Proponents of this notion, possible descendants of PT Barnum, also marketed various energy bars which claimed to do different things like somehow bring you into balance with ingredients and ratios that would convert you into a lean-mean-fat-burning machine. Gag me with a spoon if you please.

I do not want to digress from the primary HR thrust of this article, so I will briefly summarize the paper chain of logic regarding the fat-burning derivative of BS-180.

Pick an arbitrary number like 180 or 220

Subtract an irrelevant number like age

Ignore relevant factors like the sport and the individual

Then color code a chart which highlights a fat-burning zone

Suggest that eating a certain bar will complement this dubious process

Whatever!

M2 Common-sense Nutritional Guidelines
  • Remove fat-burning zone from your lexicon; there is no such thing.
  • Put another way, an hour of low-intensity training will not make you skinnier or more fat-free than an hour of higher intensity training; to the contrary.
  • Don’t count calories unless you can lay claim to having met one or seen one being burned.
  • Eat a balanced diet with plenty of fruits, vegetables, legumes.
  • Everything is okay in moderation. Beer, wine, cheese, pate, ice cream. I am being serious.
  • Want to lose weight? Either decrease food intake or increase exercise frequency and/or duration. Very simple.

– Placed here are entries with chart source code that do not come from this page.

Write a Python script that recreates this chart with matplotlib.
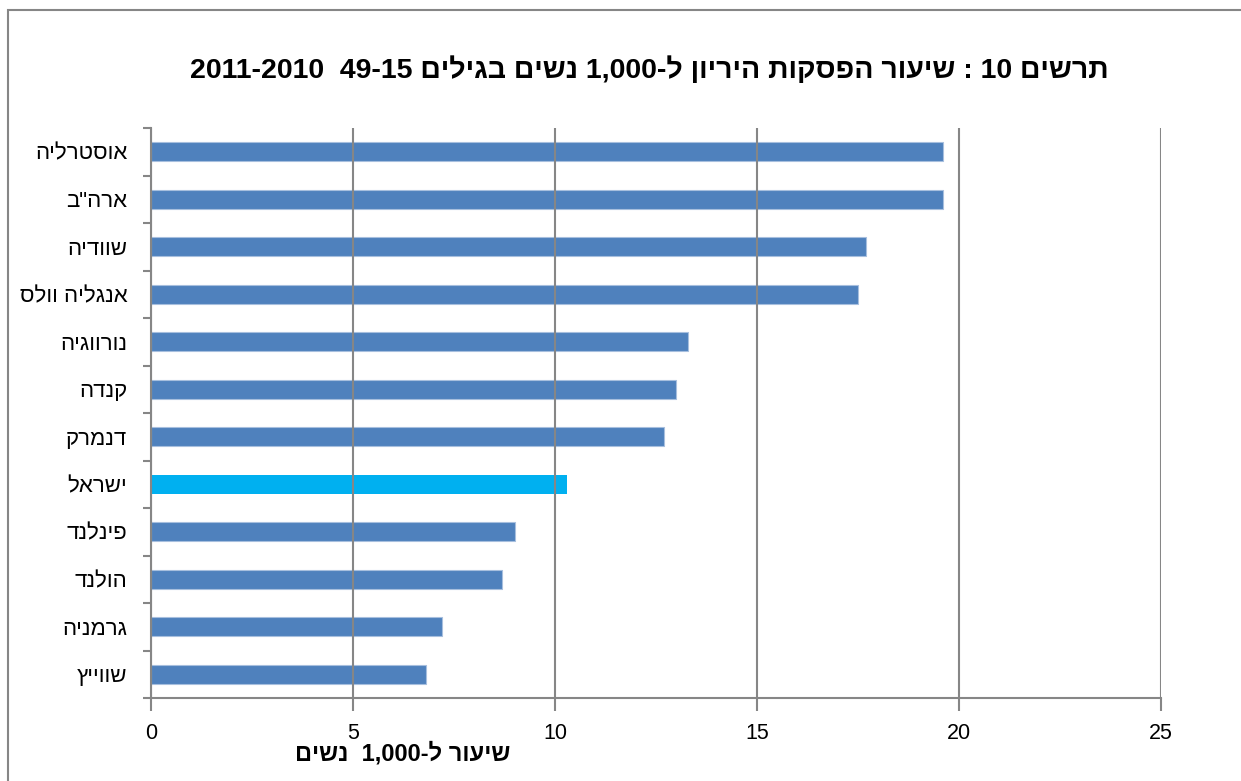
import re
import matplotlib
matplotlib.use("Agg")
import matplotlib.pyplot as plt
from matplotlib.patches import Rectangle
from matplotlib.ticker import FixedLocator

plt.rcParams['font.family'] = ['Liberation Sans', 'DejaVu Sans']

# data, top to bottom
countries = ["אוסטרליה", 'ארה"ב', "שוודיה", "אנגליה וולס", "נורווגיה", "קנדה",
             "דנמרק", "ישראל", "פינלנד", "הולנד", "גרמניה", "שווייץ"]
rates = [19.6, 19.6, 17.7, 17.5, 13.3, 13.0, 12.7, 10.3, 9.0, 8.7, 7.2, 6.8]
highlight = "ישראל"
xticks = [0, 5, 10, 15, 20, 25]

title = "תרשים 10 : שיעור הפסקות היריון ל-1,000 נשים בגילים 15-49  2010-2011"
xlabel = "שיעור ל-1,000  נשים"


def visual(s):
    # matplotlib has no bidi support: flip RTL text, keep numbers readable
    r = s[::-1]
    return re.sub(r"[0-9][0-9,]*", lambda m: m.group(0)[::-1], r)


blue = "#4F81BD"
cyan = "#00B0F0"
grey = "#868686"

fig = plt.figure(figsize=(12.41, 7.81), dpi=100)
ax = fig.add_axes([151 / 1241, 1 - 698 / 781, 1010 / 1241, 570 / 781])

ypos = list(range(len(countries)))
colors = [cyan if c == highlight else blue for c in countries]
edges = ["none" if c == highlight else "#A7BFDE" for c in countries]
ax.barh(ypos, rates, height=0.41, color=colors, edgecolor=edges,
        linewidth=0.8, zorder=2)

ax.set_xlim(0, 25)
ax.set_ylim(len(countries) - 0.5, -0.5)

ax.set_xticks(xticks)
ax.set_xticklabels([str(t) for t in xticks], fontsize=15.5)
ax.xaxis.grid(True, color=grey, linewidth=1.5, zorder=3)
ax.set_axisbelow(False)

ax.set_yticks(ypos)
ax.set_yticklabels([visual(c) for c in countries], fontsize=16)
ax.yaxis.set_minor_locator(FixedLocator([i - 0.5 for i in range(len(countries) + 1)]))

ax.tick_params(axis="y", which="major", length=0, pad=17)
ax.tick_params(axis="y", which="minor", length=6, width=1.5, color=grey)
ax.tick_params(axis="x", which="major", length=9, width=1.5, color=grey, pad=9)

for side in ["top", "right"]:
    ax.spines[side].set_visible(False)
for side in ["left", "bottom"]:
    ax.spines[side].set_color(grey)
    ax.spines[side].set_linewidth(1.5)

fig.text(649 / 1241, 1 - 70 / 781, visual(title), ha="center", va="center",
         fontsize=20.5, fontweight="bold")
fig.text(403 / 1241, 1 - 754 / 781, visual(xlabel), ha="center", va="center",
         fontsize=17, fontweight="bold")

# chart-area border
fig.patches.append(Rectangle((8 / 1241, -0.05), 1.2, 1 - 10.5 / 781 + 0.05,
                             transform=fig.transFigure, fill=False,
                             edgecolor=grey, linewidth=1.5))

fig.savefig("out.png", dpi=100)
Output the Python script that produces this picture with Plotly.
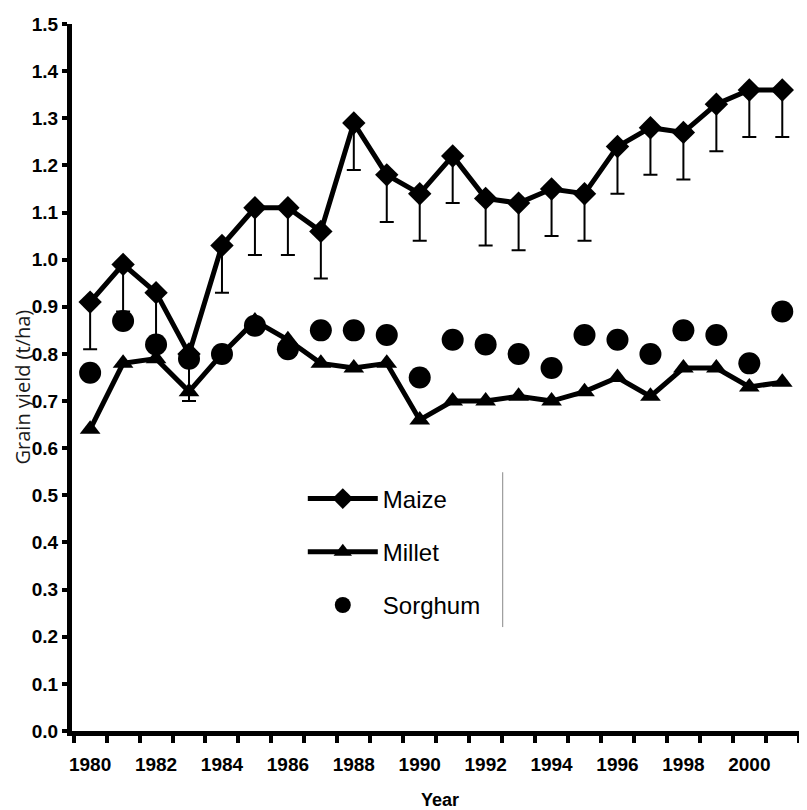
import plotly.graph_objects as go

years = list(range(1980, 2002))
maize = [0.91, 0.99, 0.93, 0.80, 1.03, 1.11, 1.11, 1.06, 1.29, 1.18, 1.14,
         1.22, 1.13, 1.12, 1.15, 1.14, 1.24, 1.28, 1.27, 1.33, 1.36, 1.36]
maize_err = [0.10] * 22
millet = [0.64, 0.78, 0.79, 0.72, 0.80, 0.87, 0.83, 0.78, 0.77, 0.78, 0.66,
          0.70, 0.70, 0.71, 0.70, 0.72, 0.75, 0.71, 0.77, 0.77, 0.73, 0.74]
sorghum = [0.76, 0.87, 0.82, 0.79, 0.80, 0.86, 0.81, 0.85, 0.85, 0.84, 0.75,
           0.83, 0.82, 0.80, 0.77, 0.84, 0.83, 0.80, 0.85, 0.84, 0.78, 0.89]
x_tick_years = list(range(1980, 2001, 2))
y_ticks = [round(i * 0.1, 1) for i in range(16)]

TICKFONT = "Liberation Sans Narrow, Arial Narrow, Liberation Sans, Arial, sans-serif"

fig = go.Figure()
fig.add_trace(go.Scatter(
    x=years, y=maize, name="Maize", mode="lines+markers", legendgroup="a",
    line=dict(color="black", width=5),
    marker=dict(symbol="diamond", size=18, color="black"),
    error_y=dict(type="data", symmetric=False, array=[0] * len(maize_err),
                 arrayminus=maize_err, color="black", thickness=2, width=7),
))
fig.add_trace(go.Scatter(
    x=years, y=millet, name="Millet", mode="lines+markers", legendgroup="b",
    line=dict(color="black", width=5),
    marker=dict(symbol="triangle-up", size=18, color="black"),
))
fig.add_trace(go.Scatter(
    x=years, y=sorghum, name="Sorghum", mode="markers", legendgroup="c",
    marker=dict(symbol="circle", size=22, color="black"),
))

# thin vertical artefact line seen in the scanned figure
fig.add_shape(type="line", xref="paper", yref="paper",
              x0=0.586, x1=0.586, y0=0.147, y1=0.366,
              line=dict(color="#888888", width=1))

# axis titles
fig.add_annotation(text="Grain yield (t/ha)", xref="paper", yref="paper",
                   x=0, y=0.5, xanchor="center", yanchor="middle",
                   xshift=-50, yshift=-10, textangle=-90, showarrow=False,
                   font=dict(family="Open Sans, sans-serif", size=20, color="#1a1a1a"))
fig.add_annotation(text="Year", xref="paper", yref="paper",
                   x=0.5, y=0, xanchor="center", yanchor="middle",
                   yshift=-69, showarrow=False,
                   font=dict(family=TICKFONT, size=18, color="black", weight="bold"))

fig.update_layout(
    width=807, height=810,
    margin=dict(l=64, r=8, t=16, b=87, autoexpand=False),
    plot_bgcolor="white", paper_bgcolor="white",
    showlegend=True,
    legend=dict(x=0.314, y=0.36, xanchor="left", yanchor="top",
                bgcolor="rgba(0,0,0,0)", tracegroupgap=19, itemwidth=70,
                font=dict(family=TICKFONT, size=24, color="black")),
    xaxis=dict(
        range=[1979.45, 2001.75], tickvals=x_tick_years, automargin=False,
        ticktext=[str(v) for v in x_tick_years], ticks="", ticklabelstandoff=12,
        showgrid=False, zeroline=False, showline=True, linecolor="black", linewidth=5,
        tickfont=dict(family=TICKFONT, size=19, color="black", weight="bold"),
        minor=dict(tick0=1979.5, dtick=1, ticks="outside", ticklen=7,
                   tickwidth=4, tickcolor="black", showgrid=False),
    ),
    yaxis=dict(
        range=[0, 1.5], tickvals=y_ticks, tickformat=".1f", automargin=False,
        ticks="outside", ticklen=5, tickwidth=4, tickcolor="black",
        showgrid=False, zeroline=False, showline=True, linecolor="black", linewidth=5,
        tickfont=dict(family=TICKFONT, size=19, color="black", weight="bold"),
    ),
)

fig.write_html("out.html")
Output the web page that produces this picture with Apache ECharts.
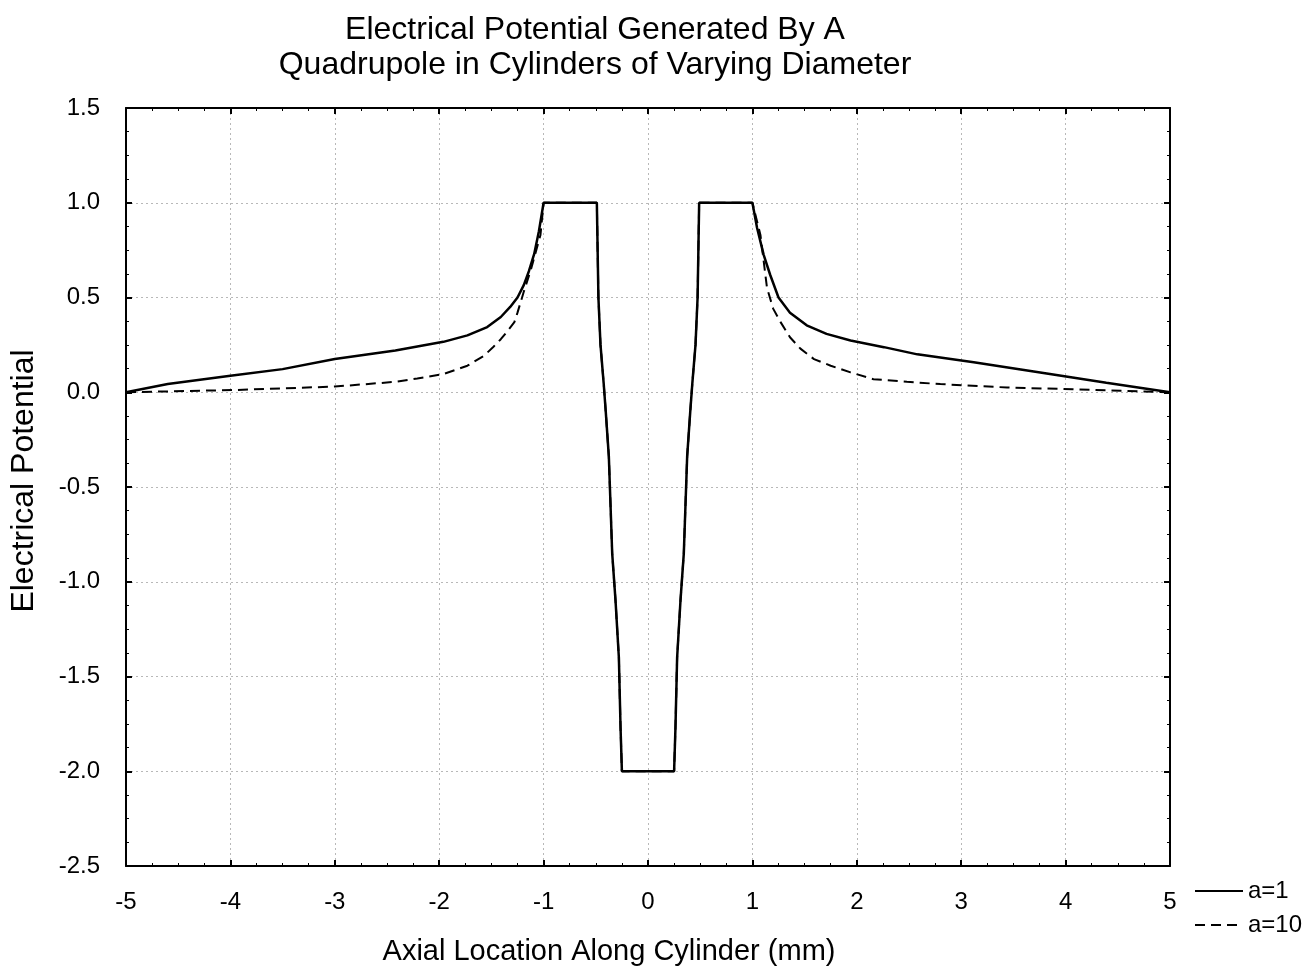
<!DOCTYPE html>
<html>
<head>
<meta charset="utf-8">
<script src="https://cdn.jsdelivr.net/npm/echarts@6/dist/echarts.min.js"></script>
<style>html,body{margin:0;padding:0;background:#fff;}#chart{width:1311px;height:972px;}</style>
</head>
<body>
<div id="chart"></div>
<script>
// a=1 (solid)
const xA1 = [-5, -4.6, -4, -3.5, -3, -2.42, -1.96, -1.73, -1.54, -1.41, -1.32, -1.25, -1.19, -1.14, -1.09, -1.045, -1.0,
  -0.49, -0.475, -0.455, -0.425, -0.405, -0.375, -0.343, -0.311, -0.279, -0.263, -0.25,
  0.25, 0.263, 0.279, 0.311, 0.343, 0.375, 0.405, 0.425, 0.455, 0.475, 0.49,
  1.0, 1.045, 1.108, 1.17, 1.25, 1.36, 1.52, 1.71, 1.94, 2.26, 2.58, 3.12, 3.85, 4.39, 5];
const yA1 = [0, 0.043, 0.087, 0.122, 0.175, 0.22, 0.266, 0.30, 0.344, 0.397, 0.45, 0.50, 0.565, 0.64, 0.73, 0.85, 1.0,
  1.0, 0.5, 0.25, 0.05, -0.1, -0.34, -0.85, -1.1, -1.4, -1.77, -2.0,
  -2.0, -1.77, -1.4, -1.1, -0.85, -0.34, -0.1, 0.05, 0.25, 0.5, 1.0,
  1.0, 0.867, 0.725, 0.62, 0.50, 0.42, 0.353, 0.308, 0.273, 0.238, 0.20, 0.158, 0.096, 0.05, 0];
// a=10 (dashed)
const xA10 = [-5, -3.95, -3, -2.42, -2.21, -1.96, -1.73, -1.57, -1.48, -1.41, -1.35, -1.28, -1.25, -1.19, -1.12, -1.03, -1.0,
  -0.49, -0.475, -0.455, -0.425, -0.405, -0.375, -0.343, -0.311, -0.279, -0.263, -0.25,
  0.25, 0.263, 0.279, 0.311, 0.343, 0.375, 0.405, 0.425, 0.455, 0.475, 0.49,
  1.0, 1.077, 1.14, 1.20, 1.27, 1.36, 1.46, 1.59, 1.75, 1.94, 2.16, 2.48, 2.8, 3.44, 4.07, 5];
const yA10 = [0, 0.012, 0.03, 0.055, 0.073, 0.096, 0.14, 0.193, 0.24, 0.28, 0.32, 0.37, 0.42, 0.53, 0.65, 0.83, 1.0,
  1.0, 0.5, 0.25, 0.05, -0.1, -0.34, -0.85, -1.1, -1.4, -1.77, -2.0,
  -2.0, -1.77, -1.4, -1.1, -0.85, -0.34, -0.1, 0.05, 0.25, 0.5, 1.0,
  1.0, 0.83, 0.55, 0.44, 0.37, 0.29, 0.23, 0.175, 0.14, 0.105, 0.069, 0.055, 0.043, 0.025, 0.016, 0];
const seriesNames = ['a=1', 'a=10'];
const titleLines = ['Electrical Potential Generated By A', 'Quadrupole in Cylinders of Varying Diameter'];

const pairs = (xs, ys) => xs.map((x, i) => [x, ys[i]]);
const FONT = 'Liberation Sans, Arial, sans-serif';
const gridLine = { show: true, lineStyle: { color: '#b8b8b8', type: [2, 3], width: 1 } };
const baseX = {
  type: 'value', min: -5, max: 5, interval: 1,
  axisLine: { show: true, onZero: false, lineStyle: { color: '#000', width: 2 } },
  axisTick: { show: true, inside: true, length: 6, lineStyle: { color: '#000', width: 2 } },
  minorTick: { show: true, splitNumber: 4, length: 3, lineStyle: { color: '#000', width: 1 } }
};
const baseY = {
  type: 'value', min: -2.5, max: 1.5, interval: 0.5,
  axisLine: { show: true, onZero: false, lineStyle: { color: '#000', width: 2 } },
  axisTick: { show: true, inside: true, length: 6, lineStyle: { color: '#000', width: 2 } },
  minorTick: { show: true, splitNumber: 4, length: 3, lineStyle: { color: '#000', width: 1 } }
};

const chart = echarts.init(document.getElementById('chart'));
chart.setOption({
  backgroundColor: '#fff',
  animation: false,
  title: {
    text: titleLines.join('\n'),
    left: 590, top: 8, textAlign: 'center',
    textStyle: { fontFamily: FONT, fontSize: 32, fontWeight: 'normal', color: '#000', lineHeight: 35 }
  },
  legend: {
    orient: 'vertical', left: 1189, top: 874,
    itemWidth: 48, itemHeight: 14, itemGap: 10,
    itemStyle: { opacity: 0 },
    textStyle: { fontFamily: FONT, fontSize: 24, color: '#000' },
    data: seriesNames
  },
  grid: { left: 125, right: 141, top: 108, bottom: 106, containLabel: false },
  xAxis: [
    Object.assign({}, baseX, {
      position: 'bottom',
      name: 'Axial Location Along Cylinder (mm)', nameLocation: 'middle', nameGap: 71,
      nameTextStyle: { fontFamily: FONT, fontSize: 29, color: '#000', padding: [0, 78, 0, 0] },
      axisLabel: { fontFamily: FONT, fontSize: 24, color: '#000', margin: 24 },
      splitLine: gridLine
    }),
    Object.assign({}, baseX, { position: 'top', axisLabel: { show: false }, splitLine: { show: false } })
  ],
  yAxis: [
    Object.assign({}, baseY, {
      position: 'left',
      name: 'Electrical Potential', nameLocation: 'middle', nameGap: 86, nameRotate: 90,
      nameTextStyle: { fontFamily: FONT, fontSize: 32, color: '#000', padding: [0, 0, 0, 12] },
      axisLabel: { fontFamily: FONT, fontSize: 24, color: '#000', margin: 26, formatter: v => v.toFixed(1) },
      splitLine: gridLine
    }),
    Object.assign({}, baseY, { position: 'right', axisLabel: { show: false }, splitLine: { show: false } })
  ],
  series: [
    {
      name: seriesNames[1], type: 'line', data: pairs(xA10, yA10), symbol: 'none', z: 2,
      lineStyle: { color: '#000', width: 2, type: [10, 6] }, itemStyle: { color: '#000' }
    },
    {
      name: seriesNames[0], type: 'line', data: pairs(xA1, yA1), symbol: 'none', z: 3,
      lineStyle: { color: '#000', width: 2.5, type: 'solid' }, itemStyle: { color: '#000' }
    }
  ]
});
</script>
</body>
</html>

In grand summary, to use an arbitrary HR calculation based on irrelevant factors such as age, and a contrived subtraction basis point like 180 or 220, while ignoring critical factors like the individual and the sport in question, is to doom the paying athlete to a program of random relevance.

In our heart of hearts, we must know that a training program must have at its core a valid set of training principles.